Cada jueves cuando acudo a Dos Hermanas a ver a mis nietos soy
participe de un hecho –curioso por lo inusual- que me llena de satisfacción. Mi hija vive muy cerca de la parte céntrica
del pueblo y, cuando deambulo por sus calles, observo como personas a las que
no conozco de nada me saludan cordialmente. Resulta gratificante cuando al
cruzarse contigo o pasas por sus puertas
te den las buenas tardes. Las veo sentadas placidamente viendo pasar la vida y,
lo más importante, viendo pasar la gente. Cuando alguien que no conoces de nada
te dice con franqueza “Vaya usted con Dios amigo” estamos recuperando lo mejor
del alma andaluza. No se trata de cotilleo
que eso hoy se lo reservan los programadores de la Tele-basura. Es
una actitud amigable y participativa para demostrarnos –y demostrarse- que no
es bueno estar solo. Recuerdo con un
profundo cariño, no exento de nostalgia, los veranos que pasaba de niño en Los
Palacios en casa de mi tía Isabel. Los
olores y los sabores del pan recién hecho, la uva de moscatel recién cortada,
las enormes sandias dulces como los primeros besos de adolescentes, los
albardones recién terminados y el mosto recién pisado inundaban sus calles y
plazoletas. Nadie cerraba la puerta de
su casa durante el día y la vida discurría con la placidez del tiempo atrapado
en todo su esplendor. Se estaba siempre dispuesto para lo bueno y preparado
para lo malo. No era una especie de
paraíso en la tierra sino más bien una forma de vivir donde primaban las
personas sobre todas las demás cosas. Pueblos pequeños donde todo el mundo se
conocía y la gente sin preguntar sabía quienes daban gato y quienes daban liebre.

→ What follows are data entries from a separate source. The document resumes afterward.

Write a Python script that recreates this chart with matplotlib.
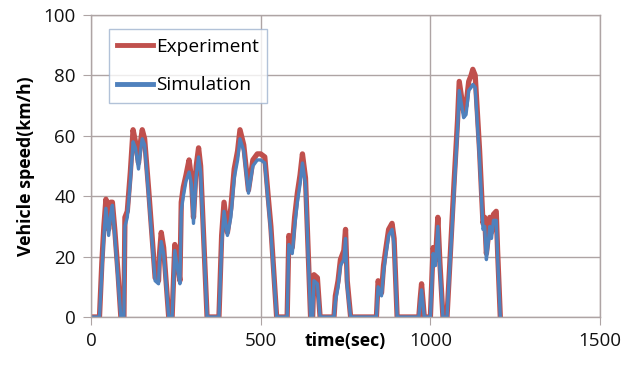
import matplotlib
matplotlib.use("Agg")
import matplotlib.pyplot as plt

plt.rcParams['font.family'] = ['Open Sans', 'DejaVu Sans']

# time (sec) and speed (km/h)
exp_t = [0, 25, 32, 38, 44, 52, 58, 63, 70, 80, 88, 97, 100, 107, 116, 124, 131, 140,
         146, 151, 158, 170, 189, 199, 202, 207, 214, 229, 239, 247, 255, 262, 266,
         272, 280, 289, 296, 302, 310, 317, 323, 342, 377, 385, 392, 402, 412, 422,
         432, 439, 450, 464, 477, 490, 500, 512, 522, 530, 547, 578, 583, 593, 600,
         608, 616, 623, 632, 647, 653, 657, 667, 675, 716, 720, 728, 735, 745, 750,
         755, 765, 841, 846, 856, 862, 868, 877, 887, 893, 902, 966, 970, 974, 982,
         1000, 1008, 1015, 1022, 1028, 1037, 1049, 1070, 1080, 1085, 1098, 1105,
         1113, 1120, 1125, 1132, 1145, 1155, 1160, 1165, 1170, 1175, 1180, 1186,
         1194, 1198, 1206]
exp_v = [0, 0, 18, 30, 39, 29, 38, 38, 29, 14, 0, 0, 33, 35, 48, 62, 58, 51,
         58, 62, 59, 42, 13, 12, 21, 28, 23, 0, 0, 24, 18, 12, 38,
         43, 47, 52, 46, 33, 50, 56, 50, 0, 0, 27, 38, 28, 36, 49,
         55, 62, 57, 42, 52, 54, 54, 53, 40, 30, 0, 0, 27, 23, 33,
         41, 47, 54, 46, 0, 0, 14, 13, 0, 0, 7, 12, 19, 22, 29,
         12, 0, 0, 12, 8, 17, 22, 29, 31, 26, 0, 0, 6, 11, 0,
         0, 23, 19, 33, 18, 0, 0, 45, 65, 78, 68, 70,
         78, 80, 82, 80, 55, 31, 33, 21, 26, 33, 28, 34,
         35, 22, 0]

sim_t = exp_t
sim_v = [0, 0, 15, 27, 36, 27, 34, 37, 27, 12, 0, 0, 30, 33, 45, 58, 56, 49,
         55, 59, 57, 40, 12, 11, 19, 25, 21, 0, 0, 22, 16, 11, 35,
         40, 45, 48, 44, 31, 47, 53, 48, 0, 0, 24, 35, 27, 33, 46,
         52, 59, 55, 41, 50, 52, 52, 51, 38, 28, 0, 0, 24, 21, 30,
         38, 44, 51, 44, 0, 0, 12, 11, 0, 0, 5, 10, 17, 19, 26,
         10, 0, 0, 10, 7, 15, 20, 27, 29, 24, 0, 0, 5, 9, 0,
         0, 21, 17, 30, 16, 0, 0, 42, 62, 75, 66, 67,
         75, 76, 77, 76, 52, 29, 30, 19, 24, 30, 26, 32,
         32, 20, 0]

x_ticks = [0, 500, 1000, 1500]
y_ticks = [0, 20, 40, 60, 80, 100]

grid_col = '#aea4a4'

fig = plt.figure(figsize=(6.31, 3.65), dpi=100)
ax = fig.add_axes([0.1442, 0.1315, 0.8068, 0.8275])

ax.plot(exp_t, exp_v, color='#c0504d', lw=3.8, label='Experiment', solid_joinstyle='round')
ax.plot(sim_t, sim_v, color='#4f81bd', lw=2.4, label='Simulation', solid_joinstyle='round')

ax.set_xlim(0, 1500)
ax.set_ylim(0, 100)
ax.set_xticks(x_ticks)
ax.set_yticks(y_ticks)
ax.grid(True, color=grid_col, lw=1.0)
ax.set_axisbelow(True)
for s in ax.spines.values():
    s.set_color(grid_col)
    s.set_linewidth(1.0)
ax.tick_params(direction='out', length=6, color=grid_col, labelsize=13.5, pad=5,
               labelcolor='#111111')

ax.set_ylabel('Vehicle speed(km/h)', fontsize=12.8, fontweight='bold', labelpad=6)
ax.set_xlabel('time(sec)', fontsize=12.8, fontweight='bold')
ax.xaxis.set_label_coords(0.5, -0.05)

leg = ax.legend(loc='upper left', bbox_to_anchor=(0.035, 0.952), fontsize=13.8,
                frameon=True, fancybox=False, handlelength=1.85, handletextpad=0.15,
                borderpad=0.45, labelspacing=1.05, borderaxespad=0)
leg.get_frame().set_edgecolor('#9fb3cf')
leg.get_frame().set_linewidth(1.0)
for line in leg.get_lines():
    line.set_linewidth(3.5)

fig.savefig('out.png', dpi=100)
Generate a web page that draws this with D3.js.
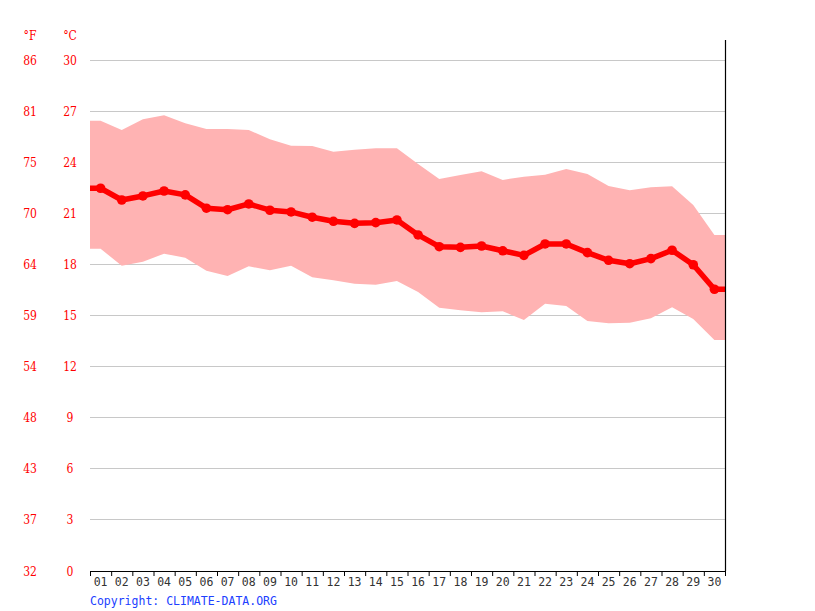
<!DOCTYPE html>
<html><head><meta charset="utf-8">
<script src="https://cdn.jsdelivr.net/npm/d3@7"></script>
<style>body{margin:0;background:#fff}svg{display:block}</style>
</head><body>
<svg id="c" width="815" height="611"></svg>
<script>
const days = ["01","02","03","04","05","06","07","08","09","10","11","12","13","14","15","16","17","18","19","20","21","22","23","24","25","26","27","28","29","30"];
const meanC = [22.47,21.78,22.02,22.31,22.08,21.30,21.21,21.55,21.18,21.08,20.77,20.53,20.41,20.45,20.61,19.73,19.04,19.00,19.08,18.80,18.53,19.20,19.20,18.69,18.24,18.04,18.34,18.83,17.98,16.54];
const maxC = [26.44,25.89,26.52,26.75,26.28,25.95,25.95,25.89,25.35,24.97,24.95,24.62,24.73,24.82,24.82,23.90,23.01,23.25,23.47,22.96,23.15,23.27,23.60,23.31,22.60,22.35,22.53,22.59,21.49,19.73];
const minC = [18.92,17.92,18.16,18.63,18.39,17.63,17.32,17.89,17.65,17.92,17.24,17.07,16.87,16.81,17.03,16.38,15.46,15.31,15.19,15.25,14.74,15.69,15.56,14.68,14.54,14.58,14.84,15.48,14.79,13.56];
const cTicks = [0,3,6,9,12,15,18,21,24,27,30];
const fTicks = ["32","37","43","48","54","59","64","70","75","81","86"];

const svg = d3.select("#c");
const L = 90, R = 725, T = 60, B = 571;
const x = d3.scaleBand().domain(days).range([L, R]);
const y = d3.scaleLinear().domain([0, 30]).range([B, T]);
const cx = d => x(d) + x.bandwidth() / 2;

// gridlines
svg.append("g").selectAll("line").data(cTicks.filter(t => t > 0)).join("line")
  .attr("x1", L).attr("x2", R).attr("y1", d => y(d)).attr("y2", d => y(d))
  .attr("stroke", "#c8c8c8").attr("stroke-width", 1).attr("shape-rendering", "crispEdges");

// band
const idx = d3.range(days.length);
const bandPts = [{x: L, i: 0}].concat(idx.map(i => ({x: cx(days[i]), i}))).concat([{x: R, i: days.length - 1}]);
svg.append("path").datum(bandPts)
  .attr("d", d3.area().x(d => d.x).y0(d => y(minC[d.i])).y1(d => y(maxC[d.i])))
  .attr("fill", "#ffb3b3");

// mean line
svg.append("path").datum(bandPts)
  .attr("d", d3.line().x(d => d.x).y(d => y(meanC[d.i])))
  .attr("fill", "none").attr("stroke", "#ff0000").attr("stroke-width", 5.5).attr("stroke-linejoin", "round");
svg.append("g").selectAll("circle").data(idx).join("circle")
  .attr("cx", i => cx(days[i])).attr("cy", i => y(meanC[i])).attr("r", 4.8).attr("fill", "#ff0000");

// right border
svg.append("line").attr("x1", R + 0.5).attr("x2", R + 0.5).attr("y1", 40).attr("y2", B)
  .attr("stroke", "#000").attr("stroke-width", 1.2);

// x axis
const xa = svg.append("g").attr("transform", `translate(0,${B})`);
xa.append("line").attr("x1", L).attr("x2", R + 1).attr("y1", 0.5).attr("y2", 0.5).attr("stroke", "#000").attr("stroke-width", 1.2);
xa.selectAll(".tk").data(days.concat(["end"])).join("line")
  .attr("x1", d => d === "end" ? R + 0.5 : x(d) + 0.5).attr("x2", d => d === "end" ? R + 0.5 : x(d) + 0.5)
  .attr("y1", 0).attr("y2", 5).attr("stroke", "#000");
xa.selectAll("text").data(days).join("text")
  .attr("x", d => cx(d)).attr("y", 15)
  .attr("text-anchor", "middle").attr("font-family", "DejaVu Sans Mono, monospace").attr("font-size", 11.5)
  .attr("fill", "#333").text(d => d);

// y labels
const yl = svg.append("g").attr("font-family", "'DejaVu Serif Condensed', 'DejaVu Serif', serif")
  .attr("font-stretch", "condensed").attr("font-size", 12).attr("fill", "#ff0000").attr("text-anchor", "middle");
yl.selectAll(".c").data(cTicks).join("text").attr("class", "c")
  .attr("x", 70).attr("y", d => y(d) + 4.5).text(d => d);
yl.selectAll(".f").data(fTicks).join("text").attr("class", "f")
  .attr("x", 30).attr("y", (d, i) => y(cTicks[i]) + 4.5).text(d => d);
yl.append("text").attr("x", 30).attr("y", 40).text("°F");
yl.append("text").attr("x", 70).attr("y", 40).text("°C");

// copyright
svg.append("text").attr("x", L).attr("y", 605).attr("font-family", "DejaVu Sans Mono, monospace")
  .attr("font-size", 11.5).attr("fill", "#2040ff").text("Copyright: CLIMATE-DATA.ORG");
</script>
</body></html>
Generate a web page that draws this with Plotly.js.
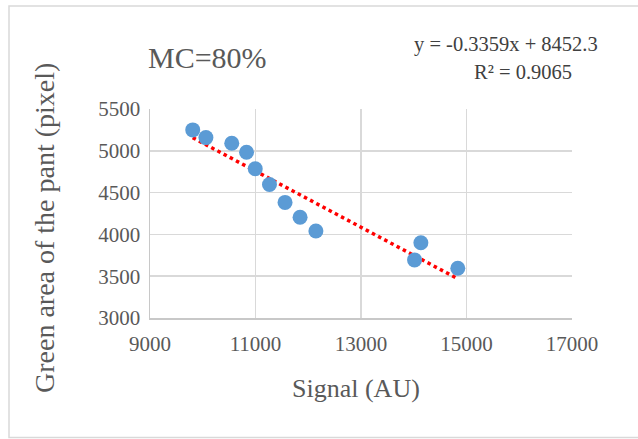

Hoy el crecimiento demográfico nos hace crecer hacia fuera y decrecer hacia
dentro. He recordado en los Tomas de
Horas el triste final de un vecino de mi actual calle. Vivía solo y llevaba muertos dos semanas en
su piso. Los vecinos notaron que algo raro ocurría cuando pasaban los días y no
recogía sus pocas ropas tendidas en el tendedero. Es cierta la anécdota que Tom Cruise cuenta
en la película “Collateral” (2004). Un usuario del metro de Nueva York sufrió
un infarto y murió en su asiento. Ocurrió en una “hora punta” (lunes por la
mañana) y estuvo ¡nueve horas! dando vueltas por la Ciudad sin que nadie se
percatara de que estaba muerto. Recuerdo de niño que la ciudad de Sevilla
estaba perfectamente trazada y contextualizada por el contorno de cada
Barrio. Los del mío sabíamos que al
subir y bajar el Puente de San Bernardo, terminar el Pasaje Zamora, traspasar la Plaza del Salvador o desembocar
en la de San Francisco ya estabas, peligrosamente, fuera de tu protectora
demarcación. Las cosas han cambiado sustancialmente en mejoras materiales (hoy
de nuevo en entredicho) y en la triste perdida de las señas de identidad de
cada persona. En mi Barrio yo era para
todo el mundo el “Niño de Encarna la del Zaguán” o el “Chiquillo del Niño de
San Nicolás”. En la actualidad personas de mi entorno me conocen por “el
vecino del Sexto B”. Me temo que no solo no hablarán de nosotros cuando hayamos
muerto sino que puede que no lo hagan ni incluso estando todavía vivos. Como diría aquel: “No somos nadie”.